During the testimony, she was pressed on rate hike timing. "I can't tell you exactly which meeting it would be. I would say every meeting would be live," said Yellen.

Leading up to the testimony, markets were ruling out a March hike but the odds moved up slightly after she spoke. Goldman Sachs economists, for instance, raised their rate hike odds for March to 20 percent from 15 percent.

"She certainly wanted to give herself the option of going in March if the data does reflect that.
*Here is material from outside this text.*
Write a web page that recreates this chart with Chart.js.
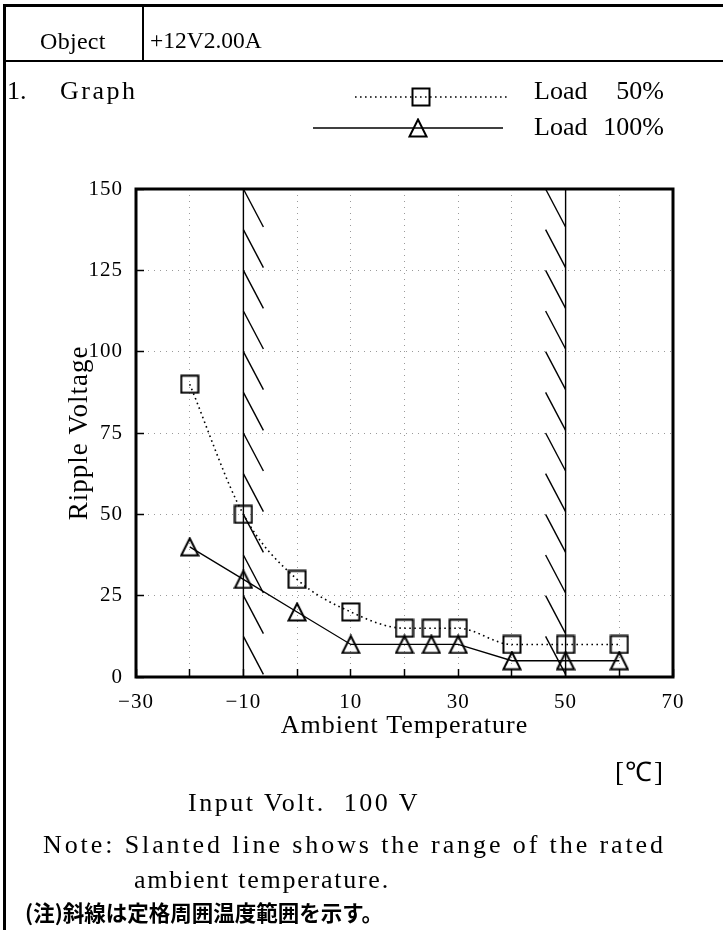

I think she might be thinking that the market was a little too pessimistic on that potential," said Mark Cabana, Bank of America Merrill Lynch head of U.S. short rate strategy.

Consumer inflation, measured by CPI, has been picking up, and while it's not the preferred Fed inflation gauge, a jump in inflation could give the market more reason to speculate on an earlier rate hike. Fed watchers currently expect the next hike in June, and many see just two hikes this year, while the Fed forecasts three.
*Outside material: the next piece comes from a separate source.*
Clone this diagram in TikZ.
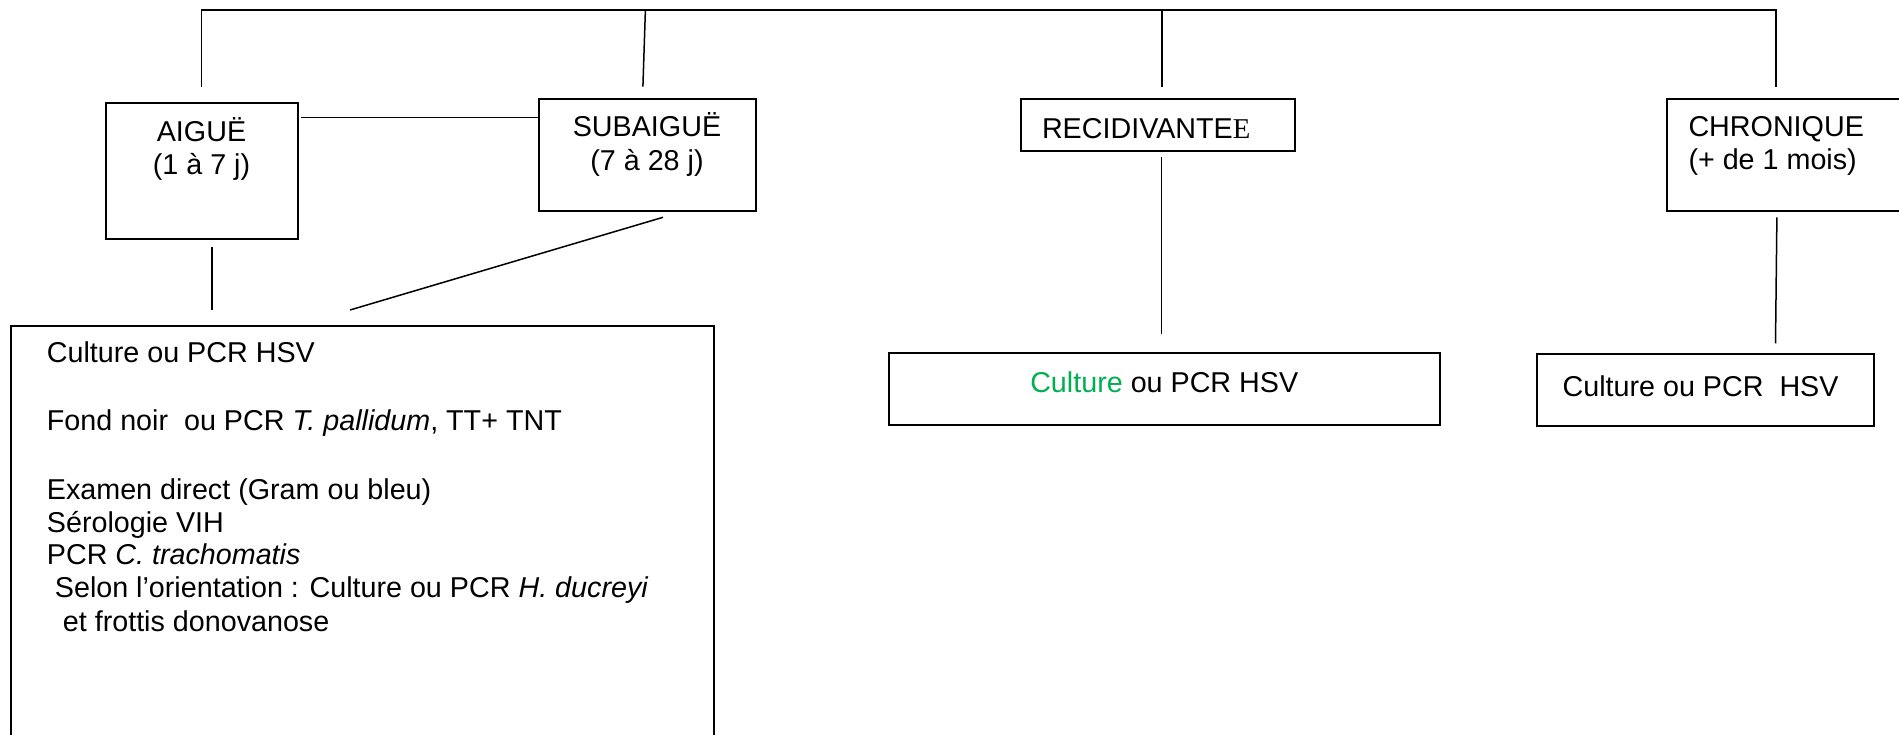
\documentclass[tikz,border=0pt]{standalone}
\usepackage{fontspec}
\setmainfont{Liberation Sans}
\newfontfamily\serifE{Liberation Serif}
\definecolor{wordgreen}{RGB}{0,176,80}
\begin{document}
\begin{tikzpicture}[x=1pt,y=-1pt,
  box/.style={draw,line width=2pt,inner sep=0pt,rectangle},
  conn/.style={line width=1.5pt},
  txt/.style={inner sep=0pt,font=\fontsize{28.7}{33.4}\selectfont},
]
\clip (0,0) rectangle (1899,734);

% boxes
\node[box,minimum width=192.4pt,minimum height=136pt] (aigue) at (201.8,170.7) {};
\node[box,minimum width=217pt,minimum height=111.7pt] (subaigue) at (647.5,154.85) {};
\node[box,minimum width=274pt,minimum height=52pt] (recid) at (1158.4,125) {};
\node[box,minimum width=243.2pt,minimum height=111.7pt] (chron) at (1788.4,154.85) {};
\node[box,minimum width=703.5pt,minimum height=434.5pt] (bigbox) at (362.25,542.75) {};
\node[box,minimum width=550.5pt,minimum height=71.7pt] (recidres) at (1164.25,389.15) {};
\node[box,minimum width=336.6pt,minimum height=71.7pt] (chronres) at (1705.3,389.85) {};

% texts
\node[txt,anchor=base] (taigue1) at (201.5,141.7) {AIGUË};
\node[txt,anchor=base] (taigue2) at (201.5,174.5) {(1 à 7 j)};
\node[txt,anchor=base] (tsub1) at (647,136.7) {SUBAIGUË};
\node[txt,anchor=base] (tsub2) at (647,170) {(7 à 28 j)};
\node[txt,anchor=base west] (trecid) at (1041.8,138.3) {RECIDIVANTE{\serifE E}};
\node[txt,anchor=base west] (tchron1) at (1688.3,136.7) {CHRONIQUE};
\node[txt,anchor=base west] (tchron2) at (1688.3,169.7) {(+ de 1 mois)};

\node[txt,anchor=base west] (l1) at (46.7,362.3) {Culture ou PCR HSV};
\node[txt,anchor=base west] (l2) at (46.7,430.5) {Fond noir~ ou PCR \textit{T. pallidum}, TT+ TNT};
\node[txt,anchor=base west] (l3) at (46.7,499.5) {Examen direct (Gram ou bleu)};
\node[txt,anchor=base west] (l4) at (46.7,532.5) {Sérologie VIH};
\node[txt,anchor=base west] (l5) at (46.7,564.5) {PCR \textit{C. trachomatis}};
\node[txt,anchor=base west] (l6) at (54.7,597) {Selon l’orientation : Culture ou PCR \textit{H. ducreyi}};
\node[txt,anchor=base west] (l7) at (62.7,631) {et frottis donovanose};

\node[txt,anchor=base] (trr) at (1164.25,392.3) {\textcolor{wordgreen}{Culture} ou PCR HSV};
\node[txt,anchor=base west] (tcr) at (1562.4,396) {Culture ou PCR~ HSV};

% connector coordinates
\coordinate (a0) at (201.5,10);
\coordinate (a1) at (201.5,86.7);
\coordinate (d0) at (1776,10);
\coordinate (d1) at (1776,86.7);
\coordinate (b0) at (645.4,10);
\coordinate (b1) at (642.9,86.7);
\coordinate (c0) at (1162,10);
\coordinate (c1) at (1162,86.7);
\coordinate (h0) at (301,117.3);
\coordinate (h1) at (539,117.3);
\coordinate (v0) at (212,247);
\coordinate (v1) at (212,310);
\coordinate (s0) at (663,217.3);
\coordinate (s1) at (350,310);
\coordinate (r0) at (1161.6,157.3);
\coordinate (r1) at (1161.6,334.3);
\coordinate (k0) at (1776.9,217.3);
\coordinate (k1) at (1775.5,343.3);

% connectors
\draw[conn] (a1) -- (a0) -- (d0) -- (d1);
\draw[conn] (b0) -- (b1);
\draw[conn] (c0) -- (c1);
\draw[conn] (h0) -- (h1);
\draw[conn] (v0) -- (v1);
\draw[conn] (s0) -- (s1);
\draw[conn] (r0) -- (r1);
\draw[conn] (k0) -- (k1);
\end{tikzpicture}
\end{document}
CPI is expected at 8:30 a.m. ET and is expected to be up 2.4 percent in January, over last year. It rose above 2 percent in December for the first time in two years. The Fed has targeted a 2 percent inflation rate.
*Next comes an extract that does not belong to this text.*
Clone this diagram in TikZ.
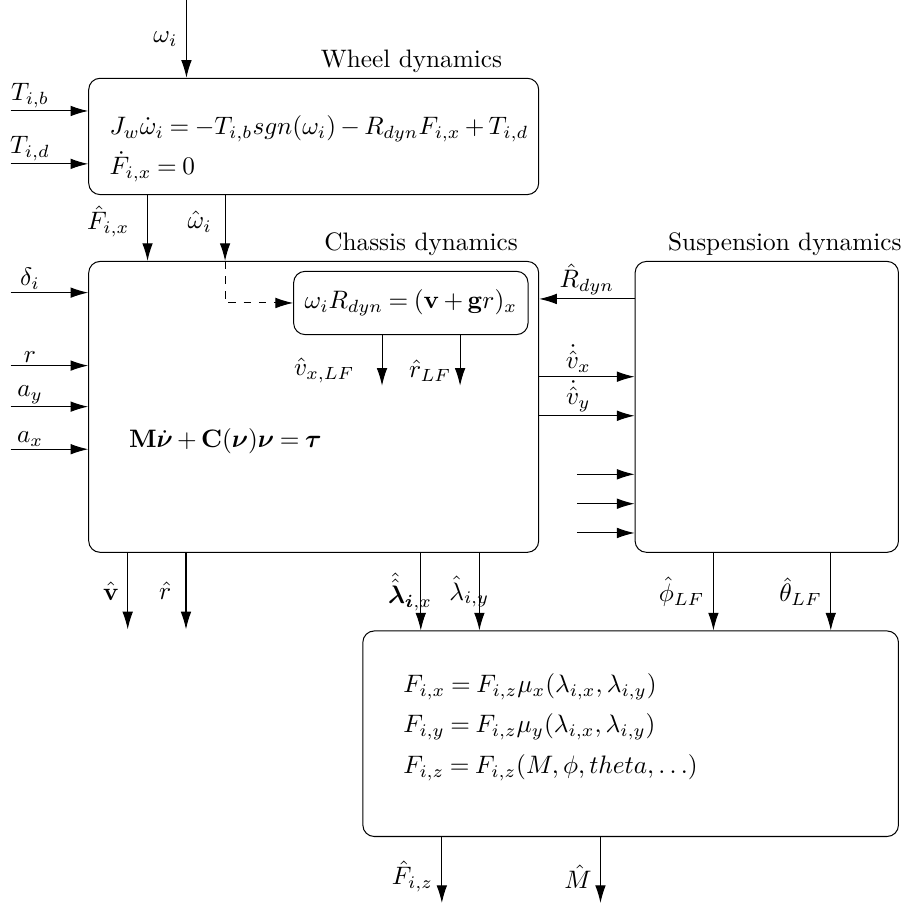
\documentclass[tikz,border=0pt]{standalone}
\usepackage{amsmath}
\usetikzlibrary{arrows.meta, calc, positioning}
\newcommand{\tightmu}{\thickmuskip=4mu\relax\medmuskip=3mu\relax}
\tikzset{
    blk/.style={draw, rounded corners=4.5pt, inner sep=0pt},
    sigEdge/.style={-{Latex[length=7pt, width=4.2pt]}, thin},
    sigDash/.style={sigEdge, dashed},
    blkTitle/.style={inner sep=2pt},
    tightMath/.style={font=\tightmu},
}
\newcommand{\drawIn}[3]{
    \draw[sigEdge] (#1) -- node[pos=0.25, above, inner sep=1pt] {#3} (#2);
}
\newcommand{\drawDown}[4][]{
    \draw[sigEdge] (#2) -- node[left, #1] {#4} (#3);
}

\begin{document}
\begin{tikzpicture}[x=1.058cm, y=1.058cm]
        \useasboundingbox (0,0) rectangle (11.86,11.88);

        % blocks
        \node[blk, minimum width=6.263cm, minimum height=1.619cm] (wheel) at (4.127,10.085) {};
        \node[blk, minimum width=6.263cm, minimum height=4.049cm] (chassis) at (4.127,6.527) {};
        \node[blk, minimum width=3.666cm, minimum height=4.049cm] (susp) at (10.088,6.527) {};
        \node[blk, minimum width=7.455cm, minimum height=2.861cm] (tire) at (8.297,2.227) {};
        \node[blk, tightMath, minimum width=3.262cm, minimum height=0.88cm] (slip) at (5.405,7.894) {$\omega_i R_{dyn} = (\mathbf{v}+\mathbf{g}r)_x$};

        \node[blkTitle, above left=0pt and 0.44cm of wheel.north east] (wheelT) {Wheel dynamics};
        \node[blkTitle, above left=0pt and 0.22cm of chassis.north east] (chassisT) {Chassis dynamics};
        \node[blkTitle, above right=0pt and 0.39cm of susp.north west] (suspT) {Suspension dynamics};

        \node[tightMath, anchor=west, align=left, inner sep=0pt] (wheelEq) at (1.434,9.92)
            {$J_w\dot{\omega}_i = -T_{i,b}sgn(\omega_i) - R_{dyn}F_{i,x} + T_{i,d}$\\[2.7pt]
             $\dot{F}_{i,x} = 0$};
        \node[tightMath, anchor=west, inner sep=0pt] (chassisEq) at (1.692,6.07)
            {$\mathbf{M}\dot{\boldsymbol{\nu}} + \mathbf{C}(\boldsymbol{\nu})\boldsymbol{\nu} = \boldsymbol{\tau}$};
        \node[tightMath, anchor=west, align=left, inner sep=0pt] (tireEq) at (5.3,2.316)
            {$F_{i,x} = F_{i,z}\mu_x(\lambda_{i,x}, \lambda_{i,y})$\\[4pt]
             $F_{i,y} = F_{i,z}\mu_y(\lambda_{i,x}, \lambda_{i,y})$\\[4pt]
             $F_{i,z} = F_{i,z}(M, \phi, theta, \ldots)$};

        % free ends and columns
        \coordinate (omegaIn) at (2.453,11.88);
        \coordinate (TbIn) at (0.14,10.42);
        \coordinate (TdIn) at (0.14,9.724);
        \coordinate (deltaIn) at (0.14,8.03);
        \coordinate (rIn) at (0.14,7.07);
        \coordinate (ayIn) at (0.14,6.53);
        \coordinate (axIn) at (0.14,5.97);
        \coordinate (Fx) at (1.941,0);
        \coordinate (wh) at (2.961,0);
        \coordinate (vxLF) at (5.026,6.805);
        \coordinate (rLF) at (6.053,6.805);
        \coordinate (Rdyn) at (0,7.947);
        \coordinate (vxDot) at (0,6.924);
        \coordinate (vyDot) at (0,6.41);
        \coordinate (s1) at (7.588,5.64);
        \coordinate (s2) at (7.588,5.253);
        \coordinate (s3) at (7.588,4.868);
        \coordinate (vOut) at (1.68,3.60);
        \coordinate (rOut) at (2.447,3.60);
        \coordinate (lamx) at (5.536,0);
        \coordinate (lamy) at (6.307,0);
        \coordinate (phi) at (9.386,0);
        \coordinate (theta) at (10.93,0);
        \coordinate (FzOut) at (5.813,0);
        \coordinate (MOut) at (7.9,0);

        % wheel
        \drawDown{omegaIn}{omegaIn |- wheel.north}{$\omega_i$}
        \drawIn{TbIn}{TbIn -| wheel.west}{$T_{i,b}$}
        \drawIn{TdIn}{TdIn -| wheel.west}{$T_{i,d}$}
        \drawDown[pos=0.4, xshift=-0.13cm]{Fx |- wheel.south}{Fx |- chassis.north}{$\hat{F}_{i,x}$}
        \drawDown[pos=0.4, xshift=-0.06cm]{wh |- wheel.south}{wh |- chassis.north}{$\hat{\omega}_i$}
        \draw[sigDash] (wh |- chassis.north) |- (slip.west);

        % chassis
        \drawIn{deltaIn}{deltaIn -| chassis.west}{$\delta_i$}
        \drawIn{rIn}{rIn -| chassis.west}{$r$}
        \drawIn{ayIn}{ayIn -| chassis.west}{$a_y$}
        \drawIn{axIn}{axIn -| chassis.west}{$a_x$}
        \drawDown[pos=0.7, xshift=-0.26cm]{vxLF |- slip.south}{vxLF}{$\hat{v}_{x,LF}$}
        \drawDown[pos=0.7]{rLF |- slip.south}{rLF}{$\hat{r}_{LF}$}
        \drawDown{vOut |- chassis.south}{vOut}{$\hat{\mathbf{v}}$}
        \drawDown[xshift=-0.08cm]{rOut |- chassis.south}{rOut}{$\hat{r}$}

        % suspension
        \draw[sigEdge] (susp.west |- Rdyn) -- node[above, inner sep=1.5pt] {$\hat{R}_{dyn}$} (chassis.east |- Rdyn);
        \draw[sigEdge] (chassis.east |- vxDot) -- node[pos=0.41, above, inner sep=1.5pt] {$\dot{\hat{v}}_x$} (susp.west |- vxDot);
        \draw[sigEdge] (chassis.east |- vyDot) -- node[pos=0.41, above, inner sep=1.5pt] {$\dot{\hat{v}}_y$} (susp.west |- vyDot);
        \draw[sigEdge] (s1) -- (s1 -| susp.west);
        \draw[sigEdge] (s2) -- (s2 -| susp.west);
        \draw[sigEdge] (s3) -- (s3 -| susp.west);

        % tire
        \draw[sigEdge] (lamx |- chassis.south) -- node[xshift=-0.15cm] {$\hat{\hat{\boldsymbol{\lambda}}}_{\boldsymbol{i},x}$} (lamx |- tire.north);
        \draw[sigEdge] (lamy |- chassis.south) -- node[xshift=-0.14cm] {$\hat{\lambda}_{i,y}$} (lamy |- tire.north);
        \drawDown{phi |- susp.south}{phi |- tire.north}{$\hat{\phi}_{LF}$}
        \drawDown{theta |- susp.south}{theta |- tire.north}{$\hat{\theta}_{LF}$}
        \drawDown[pos=0.6]{FzOut |- tire.south}{FzOut}{$\hat{F}_{i,z}$}
        \drawDown[pos=0.6]{MOut |- tire.south}{MOut}{$\hat{M}$}

    \end{tikzpicture}
\end{document}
The month-over-month gain in CPI is expected to be 0.3 percent and core CPI is expected to be up 0.2 percent, according to Thomson Reuters.

Another 8:30 a.m. report, retail sales for January, is expected to be up 0.1 percent, compared to a 0.6 percent gain in December. Excluding autos, January sales should be up 0.4 percent, according to Thomson Reuters. There is also the Empire State manufacturing survey, also at 8:30 a.m. ET, industrial production at 9:15 a.m. and business inventories at 10 a.m. The National Association of Home Builders survey is also released at 10 a.m.

The Energy Department releases oil and gas inventory data at 10:30 a.m. ET, and the Treasury's international capital flows data is released at 4 p.m. ET.

President Donald Trump will also be in the spotlight as he meets with Israeli Prime Minister Benjamin Netanyahu. He also is expected to meet with retailers, who oppose the House's border-adjusted tax.

New York Fed President William Dudley also speaks Wednesday night at 7:30 p.m.

With Yellen's testimony, bank stocks took off and the broader market moved higher Tuesday. The Fed chair was seen as much more upbeat about the economic outlook and more convincing that rate hikes are in the offing.

"It's hard to be long, but it's even harder to be short. Today was a really good setup. Banks got a little stronger late last week, and traders like me were on the alert for a hawkish Fed and that gave you a little more juice on the bank trade," said Scott Redler, partner with T3Live.com. Financial stocks were up 1.2 percent. The S&P 500 rose 9 to 2,337, its 15th record close since the election, and the Dow was up 92 at 20,504. The Nasdaq was up 18 at 5,782.

"This is a tough spot. Last week was a great setup. Now it's harder to sink your teeth into longs," said Redler, who said sector rotation has been healthy and breakouts have been positive.

"You have big names like Apple helping fuel breakouts. … You have stocks like Goldman Sachs going to all-time high and stocks like Bank of America at multiyear highs. But traders don't want to feel like they're chasing price up here. … Even if you think it's going to go higher, it's hard to think about initiating new longs. Individual names still have room to go. It's harder to be in the indices," said Redler, who follows the market's short-term technical.

As stocks surged to new highs after initially floundering Tuesday, bond yields rose, while prices slumped. The 10-year Treasury yield at one point jumped to 2.50 percent, and the Fed-sensitive two-year yield was at 1.23 percent late in the day.

"That probably achieved what she was thinking in trying to get the market a little more cognizant. It doesn't seem like she was pushing so hard on that notion and would rather wait to see how incoming data looks and see if that's something the Fed needs to do," said Cabana.

Companies reporting earnings Wednesday include PepsiCo, Entergy, Bunge, Cedar Fair, Och-Ziff Capital and Groupon, ahead of the open. Cisco, Applied Materials, Kraft Heinz, Marriott, Avis Budget and CBS report after the closing bell.